WHAT IS ASKED: Retype exactly the lines from the first one through the line with "import seaborn as sns", including both ends; skip any pictures.

===== DATASET SECTION =====

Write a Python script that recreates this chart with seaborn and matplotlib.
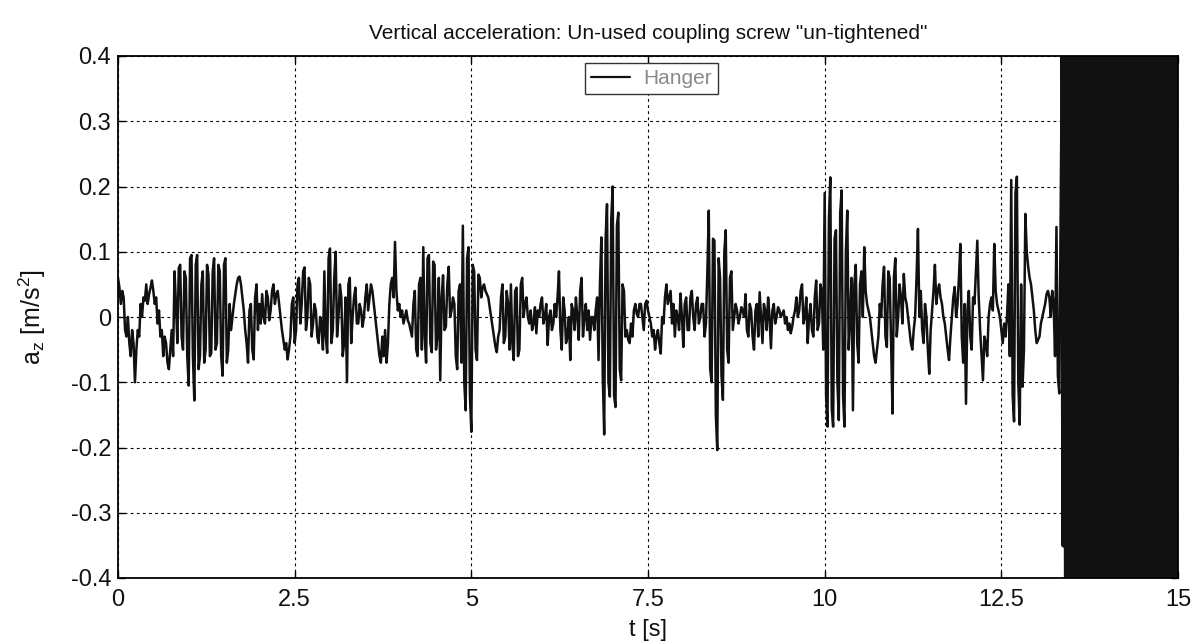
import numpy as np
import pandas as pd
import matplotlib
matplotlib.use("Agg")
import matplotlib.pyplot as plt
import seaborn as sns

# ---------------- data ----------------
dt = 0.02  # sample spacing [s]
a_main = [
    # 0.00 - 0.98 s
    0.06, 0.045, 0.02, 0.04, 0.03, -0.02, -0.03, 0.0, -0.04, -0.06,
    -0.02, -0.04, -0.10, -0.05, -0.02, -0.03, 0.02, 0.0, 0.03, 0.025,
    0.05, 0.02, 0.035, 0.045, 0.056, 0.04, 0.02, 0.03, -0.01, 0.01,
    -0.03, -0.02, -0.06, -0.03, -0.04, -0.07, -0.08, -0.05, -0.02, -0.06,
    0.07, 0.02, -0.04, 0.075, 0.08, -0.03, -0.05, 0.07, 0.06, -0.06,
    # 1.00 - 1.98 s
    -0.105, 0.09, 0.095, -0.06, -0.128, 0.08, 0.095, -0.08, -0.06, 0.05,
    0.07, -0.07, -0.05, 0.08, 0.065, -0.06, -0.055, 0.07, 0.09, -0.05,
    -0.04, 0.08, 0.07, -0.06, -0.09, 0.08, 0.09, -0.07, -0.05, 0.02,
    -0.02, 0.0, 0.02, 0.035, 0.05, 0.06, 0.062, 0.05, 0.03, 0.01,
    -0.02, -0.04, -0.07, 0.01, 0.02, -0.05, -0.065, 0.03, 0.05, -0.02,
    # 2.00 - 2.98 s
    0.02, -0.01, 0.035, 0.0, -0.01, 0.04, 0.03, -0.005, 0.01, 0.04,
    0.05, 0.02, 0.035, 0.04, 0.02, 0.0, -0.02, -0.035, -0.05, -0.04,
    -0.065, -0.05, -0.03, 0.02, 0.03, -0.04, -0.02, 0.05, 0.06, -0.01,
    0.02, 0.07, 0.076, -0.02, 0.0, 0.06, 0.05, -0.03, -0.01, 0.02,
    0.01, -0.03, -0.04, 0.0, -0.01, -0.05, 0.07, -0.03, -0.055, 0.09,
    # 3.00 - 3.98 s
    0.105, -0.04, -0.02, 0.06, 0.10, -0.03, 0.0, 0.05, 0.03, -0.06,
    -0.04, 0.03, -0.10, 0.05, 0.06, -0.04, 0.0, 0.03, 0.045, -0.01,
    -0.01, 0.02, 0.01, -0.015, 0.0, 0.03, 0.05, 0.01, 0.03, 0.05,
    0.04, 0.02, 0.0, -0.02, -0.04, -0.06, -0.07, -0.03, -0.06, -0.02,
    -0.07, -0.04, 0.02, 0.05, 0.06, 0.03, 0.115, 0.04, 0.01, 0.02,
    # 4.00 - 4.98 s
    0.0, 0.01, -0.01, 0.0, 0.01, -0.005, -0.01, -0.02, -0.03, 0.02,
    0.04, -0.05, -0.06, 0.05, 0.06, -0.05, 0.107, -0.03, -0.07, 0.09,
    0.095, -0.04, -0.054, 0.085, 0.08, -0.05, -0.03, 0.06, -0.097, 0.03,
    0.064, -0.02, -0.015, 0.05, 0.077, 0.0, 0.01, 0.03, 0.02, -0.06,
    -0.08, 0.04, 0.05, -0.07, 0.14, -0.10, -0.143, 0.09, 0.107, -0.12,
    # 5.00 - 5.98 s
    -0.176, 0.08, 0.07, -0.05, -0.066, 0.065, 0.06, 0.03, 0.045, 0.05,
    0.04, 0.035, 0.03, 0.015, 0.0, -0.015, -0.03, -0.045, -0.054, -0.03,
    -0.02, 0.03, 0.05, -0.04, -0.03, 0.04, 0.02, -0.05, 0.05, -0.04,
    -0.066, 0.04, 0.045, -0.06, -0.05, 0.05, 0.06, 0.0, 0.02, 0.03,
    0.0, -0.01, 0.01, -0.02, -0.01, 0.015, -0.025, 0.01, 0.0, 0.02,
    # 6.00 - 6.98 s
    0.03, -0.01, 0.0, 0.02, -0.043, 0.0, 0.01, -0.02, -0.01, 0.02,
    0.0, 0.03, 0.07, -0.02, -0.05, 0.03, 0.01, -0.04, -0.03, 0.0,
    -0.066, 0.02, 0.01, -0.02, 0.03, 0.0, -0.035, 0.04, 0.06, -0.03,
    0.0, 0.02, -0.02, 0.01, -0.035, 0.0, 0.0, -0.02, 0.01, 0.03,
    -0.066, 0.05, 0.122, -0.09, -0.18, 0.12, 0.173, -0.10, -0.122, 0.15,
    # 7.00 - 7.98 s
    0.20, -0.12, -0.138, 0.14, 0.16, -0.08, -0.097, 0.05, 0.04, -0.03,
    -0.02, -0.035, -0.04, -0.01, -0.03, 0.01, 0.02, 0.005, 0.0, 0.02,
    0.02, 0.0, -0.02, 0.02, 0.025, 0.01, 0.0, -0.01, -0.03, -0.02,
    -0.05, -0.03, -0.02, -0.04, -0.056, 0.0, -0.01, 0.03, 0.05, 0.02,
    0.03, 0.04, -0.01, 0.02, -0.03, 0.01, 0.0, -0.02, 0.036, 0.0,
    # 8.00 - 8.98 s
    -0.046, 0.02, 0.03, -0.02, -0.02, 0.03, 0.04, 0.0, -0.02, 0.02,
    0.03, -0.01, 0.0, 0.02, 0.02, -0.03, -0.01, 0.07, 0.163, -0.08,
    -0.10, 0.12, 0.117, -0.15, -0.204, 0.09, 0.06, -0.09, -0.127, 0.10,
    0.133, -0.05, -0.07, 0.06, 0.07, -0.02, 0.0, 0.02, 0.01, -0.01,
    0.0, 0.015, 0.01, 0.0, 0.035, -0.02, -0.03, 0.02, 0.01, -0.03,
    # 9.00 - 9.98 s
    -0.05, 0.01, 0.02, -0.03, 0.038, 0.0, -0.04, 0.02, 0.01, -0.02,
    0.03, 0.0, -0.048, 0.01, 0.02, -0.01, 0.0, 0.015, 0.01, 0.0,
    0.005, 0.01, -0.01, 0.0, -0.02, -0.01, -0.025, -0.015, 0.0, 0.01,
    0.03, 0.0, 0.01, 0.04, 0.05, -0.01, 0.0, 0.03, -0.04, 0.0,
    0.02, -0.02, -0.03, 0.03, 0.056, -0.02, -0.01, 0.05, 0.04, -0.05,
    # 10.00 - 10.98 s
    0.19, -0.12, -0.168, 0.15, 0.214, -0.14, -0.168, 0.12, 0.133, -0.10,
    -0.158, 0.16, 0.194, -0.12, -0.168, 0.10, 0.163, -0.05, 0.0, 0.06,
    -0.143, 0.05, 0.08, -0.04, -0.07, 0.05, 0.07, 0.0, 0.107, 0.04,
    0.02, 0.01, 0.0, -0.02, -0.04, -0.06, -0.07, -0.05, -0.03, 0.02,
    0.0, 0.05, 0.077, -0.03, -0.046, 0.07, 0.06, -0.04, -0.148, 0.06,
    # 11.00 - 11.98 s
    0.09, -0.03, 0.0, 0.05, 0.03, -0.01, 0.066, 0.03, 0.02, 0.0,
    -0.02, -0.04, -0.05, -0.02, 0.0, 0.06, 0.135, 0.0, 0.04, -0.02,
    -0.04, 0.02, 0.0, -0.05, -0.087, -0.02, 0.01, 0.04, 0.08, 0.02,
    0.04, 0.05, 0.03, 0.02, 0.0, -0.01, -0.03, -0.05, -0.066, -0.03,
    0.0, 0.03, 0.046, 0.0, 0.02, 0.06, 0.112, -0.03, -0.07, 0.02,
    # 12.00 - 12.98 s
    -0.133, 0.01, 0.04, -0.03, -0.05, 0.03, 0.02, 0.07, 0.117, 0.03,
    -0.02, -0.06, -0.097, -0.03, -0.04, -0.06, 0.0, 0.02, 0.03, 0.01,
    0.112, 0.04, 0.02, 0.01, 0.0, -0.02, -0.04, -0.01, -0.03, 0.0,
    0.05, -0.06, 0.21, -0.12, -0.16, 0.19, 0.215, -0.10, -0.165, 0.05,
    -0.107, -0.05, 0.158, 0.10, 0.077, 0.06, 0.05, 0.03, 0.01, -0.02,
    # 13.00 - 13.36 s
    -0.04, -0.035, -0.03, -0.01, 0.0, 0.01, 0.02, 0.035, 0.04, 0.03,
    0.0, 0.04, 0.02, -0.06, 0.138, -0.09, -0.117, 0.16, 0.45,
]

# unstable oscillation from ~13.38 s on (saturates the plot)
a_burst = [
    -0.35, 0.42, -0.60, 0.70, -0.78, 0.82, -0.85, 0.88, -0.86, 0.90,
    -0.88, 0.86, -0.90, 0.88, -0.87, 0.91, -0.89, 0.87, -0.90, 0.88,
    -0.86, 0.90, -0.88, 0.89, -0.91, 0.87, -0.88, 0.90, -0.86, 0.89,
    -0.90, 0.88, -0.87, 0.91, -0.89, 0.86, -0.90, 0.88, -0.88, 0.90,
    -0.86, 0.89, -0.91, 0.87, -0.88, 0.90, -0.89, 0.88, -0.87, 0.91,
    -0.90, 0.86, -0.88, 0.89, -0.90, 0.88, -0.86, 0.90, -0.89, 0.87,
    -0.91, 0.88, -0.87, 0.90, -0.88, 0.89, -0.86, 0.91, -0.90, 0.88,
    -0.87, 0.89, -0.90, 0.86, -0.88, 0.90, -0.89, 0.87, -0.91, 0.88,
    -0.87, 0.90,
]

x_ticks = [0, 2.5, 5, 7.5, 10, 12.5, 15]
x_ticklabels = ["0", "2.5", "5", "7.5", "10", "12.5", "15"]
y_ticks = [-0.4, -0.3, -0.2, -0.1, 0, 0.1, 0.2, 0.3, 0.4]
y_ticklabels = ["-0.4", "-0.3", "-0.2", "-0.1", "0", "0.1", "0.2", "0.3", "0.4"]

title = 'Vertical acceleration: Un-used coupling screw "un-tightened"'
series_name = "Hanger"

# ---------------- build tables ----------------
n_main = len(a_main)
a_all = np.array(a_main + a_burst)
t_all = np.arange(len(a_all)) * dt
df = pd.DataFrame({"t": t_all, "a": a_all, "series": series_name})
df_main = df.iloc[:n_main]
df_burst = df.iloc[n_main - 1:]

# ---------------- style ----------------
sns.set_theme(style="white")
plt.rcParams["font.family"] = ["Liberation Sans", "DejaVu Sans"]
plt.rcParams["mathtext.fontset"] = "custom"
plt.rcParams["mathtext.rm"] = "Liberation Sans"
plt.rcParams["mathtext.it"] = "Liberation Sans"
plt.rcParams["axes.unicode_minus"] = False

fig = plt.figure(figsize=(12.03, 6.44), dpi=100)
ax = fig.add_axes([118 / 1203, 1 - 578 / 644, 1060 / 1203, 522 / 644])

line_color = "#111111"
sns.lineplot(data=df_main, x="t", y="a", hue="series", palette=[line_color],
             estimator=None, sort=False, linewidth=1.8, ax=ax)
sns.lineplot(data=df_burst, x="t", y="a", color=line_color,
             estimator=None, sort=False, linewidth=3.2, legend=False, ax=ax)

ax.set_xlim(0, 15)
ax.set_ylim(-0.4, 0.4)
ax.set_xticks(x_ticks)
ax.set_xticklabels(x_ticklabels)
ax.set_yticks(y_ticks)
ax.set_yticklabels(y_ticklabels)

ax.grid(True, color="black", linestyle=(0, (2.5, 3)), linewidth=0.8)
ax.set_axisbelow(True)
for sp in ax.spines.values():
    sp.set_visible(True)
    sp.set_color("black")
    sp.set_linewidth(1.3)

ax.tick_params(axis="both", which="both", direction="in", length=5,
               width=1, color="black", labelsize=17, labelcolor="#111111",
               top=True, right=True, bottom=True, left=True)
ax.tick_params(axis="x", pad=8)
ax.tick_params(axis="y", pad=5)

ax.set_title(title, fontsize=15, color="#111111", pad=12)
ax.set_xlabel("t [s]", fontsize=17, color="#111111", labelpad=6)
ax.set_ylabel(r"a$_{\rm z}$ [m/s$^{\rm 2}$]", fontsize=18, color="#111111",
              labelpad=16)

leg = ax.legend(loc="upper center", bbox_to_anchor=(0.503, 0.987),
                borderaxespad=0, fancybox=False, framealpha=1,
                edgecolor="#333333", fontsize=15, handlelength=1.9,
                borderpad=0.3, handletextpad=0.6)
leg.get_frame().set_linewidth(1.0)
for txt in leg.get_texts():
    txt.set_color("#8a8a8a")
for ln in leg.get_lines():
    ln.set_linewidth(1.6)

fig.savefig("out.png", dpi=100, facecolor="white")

=====

COMPLETE ANSWER:
Write a Python script that recreates this chart with seaborn and matplotlib.
import numpy as np
import pandas as pd
import matplotlib
matplotlib.use("Agg")
import matplotlib.pyplot as plt
import seaborn as sns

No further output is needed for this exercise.